Strange, the validation error is always lower than the training error…

plot(trainMSE,label="Train MSE")
plot!(valMSE,label="Validation MSE")

The error changes depending of the parameter but got always stuck to some local minima, typically taking the expected value of the sequence unconditionally (i.e. horizontal line):


And some sequence true/predicted looks like:


(note that the estimate doesn’t change. Sometimes I can make it change, but I always have outputs very far from the intended sequence)

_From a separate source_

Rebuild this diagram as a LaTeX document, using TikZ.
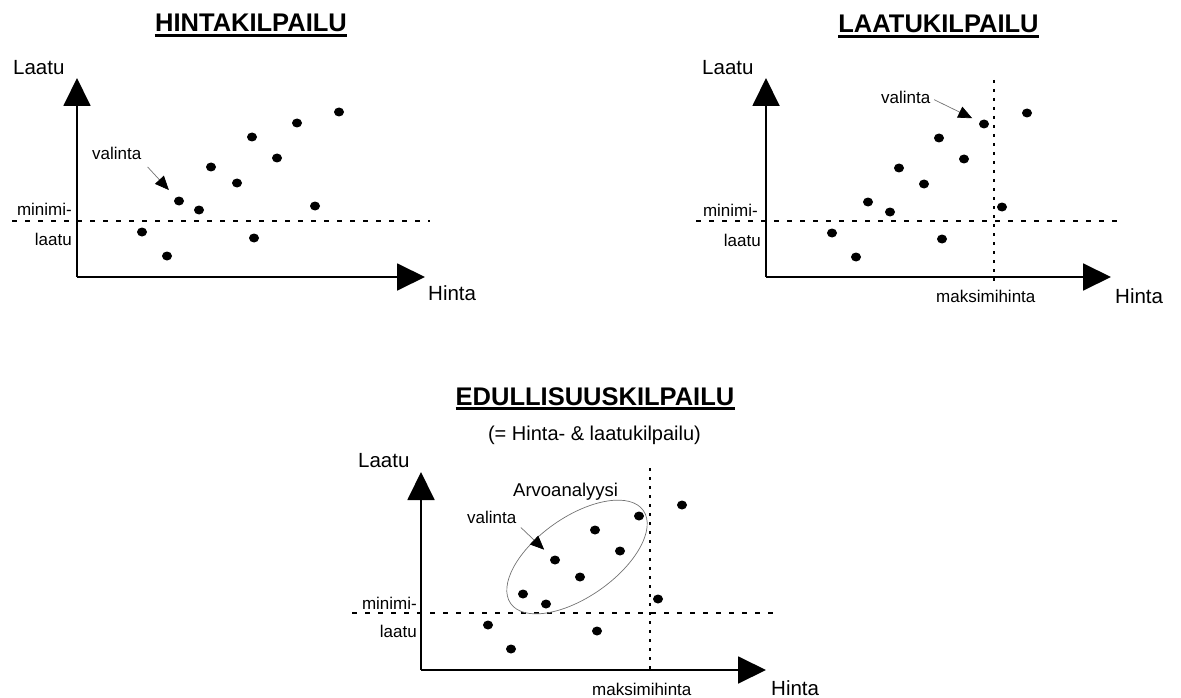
\documentclass[tikz,border=0pt]{standalone}
\usepackage{fontspec}
\setmainfont{Liberation Sans}
\usetikzlibrary{arrows.meta,shapes.geometric}

\begin{document}
\begin{tikzpicture}[x=1pt,y=-1pt,
  axis/.style={line width=1.9pt,-{Triangle[width=27pt,length=28pt]}},
  level/.style={line width=1.8pt,dash pattern=on 5pt off 8pt},
  limit/.style={line width=1.9pt,dash pattern=on 3pt off 6pt},
  dot/.style={ellipse,fill=black,inner sep=0pt,minimum width=10pt,minimum height=9pt},
  pointer/.style={draw=black!55,line width=0.7pt,-{Triangle[width=12pt,length=14pt,color=black]}},
  title/.style={inner sep=0pt,anchor=base,font=\fontsize{25.5}{30}\selectfont\bfseries},
  sub/.style={inner sep=0pt,anchor=base,font=\fontsize{20}{24}\selectfont},
  axlabel/.style={inner sep=0pt,anchor=base west,font=\fontsize{20.5}{24}\selectfont},
  small/.style={inner sep=0pt,font=\fontsize{17}{20}\selectfont},
  uline/.style={line width=2.2pt},
  loop/.style={draw=black!55,line width=0.7pt},
]
\useasboundingbox (0,0) rectangle (1181,698);

% ---------------- HINTAKILPAILU ----------------
\node[title] (t1) at (251,32) {HINTAKILPAILU};
\draw[uline] ([yshift=-3.5pt]t1.base west) -- ([yshift=-3.5pt]t1.base east);
\node[axlabel] (q1) at (13,75) {Laatu};
\node[axlabel] (p1) at (428,300) {Hinta};
\coordinate (o1) at (77,277);
\coordinate (ya1) at (77,78);
\coordinate (xa1) at (425,277);
\coordinate (ml1) at (12,221);
\coordinate (mr1) at (430,221);
\draw[level] (ml1) -- (mr1);
\draw[axis] (o1) -- (ya1);
\draw[axis] (o1) -- (xa1);
\node[small,anchor=base east] (mn1) at (72,215.5) {minimi-};
\node[small,anchor=base east] (lt1) at (72,245) {laatu};
\node[dot] (a1) at (339,112) {};
\node[dot] (a2) at (297,123) {};
\node[dot] (a3) at (252,137) {};
\node[dot] (a4) at (277,158) {};
\node[dot] (a5) at (211,167) {};
\node[dot] (a6) at (237,183) {};
\node[dot] (a7) at (179,201) {};
\node[dot] (a8) at (199,210) {};
\node[dot] (a9) at (315,206) {};
\node[dot] (a10) at (142,232) {};
\node[dot] (a11) at (254,238) {};
\node[dot] (a12) at (167,256) {};
\node[small,anchor=base west] (v1) at (92,160) {valinta};
\draw[pointer,shorten <=9pt,shorten >=10pt] (v1.south east) -- (a7);

% ---------------- LAATUKILPAILU ----------------
\node[title] (t2) at (938.5,33) {LAATUKILPAILU};
\draw[uline] ([yshift=-3.5pt]t2.base west) -- ([yshift=-3.5pt]t2.base east);
\node[axlabel] (q2) at (702,75) {Laatu};
\node[axlabel] (p2) at (1115,303) {Hinta};
\coordinate (o2) at (766,277);
\coordinate (ya2) at (766,78);
\coordinate (xa2) at (1111,277);
\coordinate (ml2) at (696,221);
\coordinate (mr2) at (1123,221);
\coordinate (kt2) at (994,80);
\coordinate (kb2) at (994,282);
\draw[level] (ml2) -- (mr2);
\draw[limit] (kt2) -- (kb2);
\draw[axis] (o2) -- (ya2);
\draw[axis] (o2) -- (xa2);
\node[small,anchor=base east] (mn2) at (758,216) {minimi-};
\node[small,anchor=base east] (lt2) at (761,246) {laatu};
\node[small,anchor=base west] (mx2) at (936,302) {maksimihinta};
\node[dot] (b1) at (1027,113) {};
\node[dot] (b2) at (984,124) {};
\node[dot] (b3) at (939,138) {};
\node[dot] (b4) at (964,159) {};
\node[dot] (b5) at (899,168) {};
\node[dot] (b6) at (924,184) {};
\node[dot] (b7) at (868,202) {};
\node[dot] (b8) at (890,212) {};
\node[dot] (b9) at (1002,207) {};
\node[dot] (b10) at (832,233) {};
\node[dot] (b11) at (942,239) {};
\node[dot] (b12) at (856,257) {};
\node[small,anchor=base west] (v2) at (881,104) {valinta};
\draw[pointer,shorten <=4pt,shorten >=8pt] (v2.east) -- (b2);

% ---------------- EDULLISUUSKILPAILU ----------------
\node[title] (t3) at (595,405) {EDULLISUUSKILPAILU};
\draw[uline] ([yshift=-3.5pt]t3.base west) -- ([yshift=-3.5pt]t3.base east);
\node[sub] (s3) at (594.5,440) {(= Hinta- \& laatukilpailu)};
\node[axlabel] (q3) at (358,467) {Laatu};
\node[axlabel] (p3) at (771,695) {Hinta};
\coordinate (o3) at (421,670);
\coordinate (ya3) at (421,472);
\coordinate (xa3) at (766,670);
\coordinate (ml3) at (352,613);
\coordinate (mr3) at (775,613);
\coordinate (kt3) at (650,468);
\coordinate (kb3) at (650,674);
\draw[level] (ml3) -- (mr3);
\draw[limit] (kt3) -- (kb3);
\draw[axis] (o3) -- (ya3);
\draw[axis] (o3) -- (xa3);
\node[small,anchor=base east] (mn3) at (417,609) {minimi-};
\node[small,anchor=base east] (lt3) at (417,637) {laatu};
\node[small,anchor=base west] (mx3) at (592,695) {maksimihinta};
\draw[loop,rotate around={35:(577,557)}] (577,557) ellipse [x radius=81,y radius=40];
\node[small,anchor=base west,font=\fontsize{18.5}{22}\selectfont] (av3) at (513,496) {Arvoanalyysi};
\node[dot] (c1) at (682,505) {};
\node[dot] (c2) at (639,516) {};
\node[dot] (c3) at (595,530) {};
\node[dot] (c4) at (620,551) {};
\node[dot] (c5) at (555,560) {};
\node[dot] (c6) at (580,577) {};
\node[dot] (c7) at (523,594) {};
\node[dot] (c8) at (546,604) {};
\node[dot] (c9) at (658,599) {};
\node[dot] (c10) at (488,625) {};
\node[dot] (c11) at (597,631) {};
\node[dot] (c12) at (511,649) {};
\node[small,anchor=base west] (v3) at (467,523) {valinta};
\draw[pointer,shorten <=6pt,shorten >=10pt] (v3.south east) -- (c5);
\end{tikzpicture}
\end{document}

Crosspost on SO: deep learning - How to train Flux.jl to learn a sequence conditional to some initial "seeds"? - Stack Overflow

Can you double check the validity of the algorithmic approach with another library? There’s quite a bit of code to go through and I don’t see any obvious errors.

Ok, thanks… Which other Julia libraries support RNN other than flux? Knet.jl?

I believe it does, but for this kind of proof of concept you need not limit yourself to Julia libraries either.

It is strange that the train MSE rises for the first 7 epochs straight (which covers several hundred gradient steps). Does decreasing the learning rate help?

By the way you wrote that the validation error is always smaller than the training error, but according to your plot that is not the case.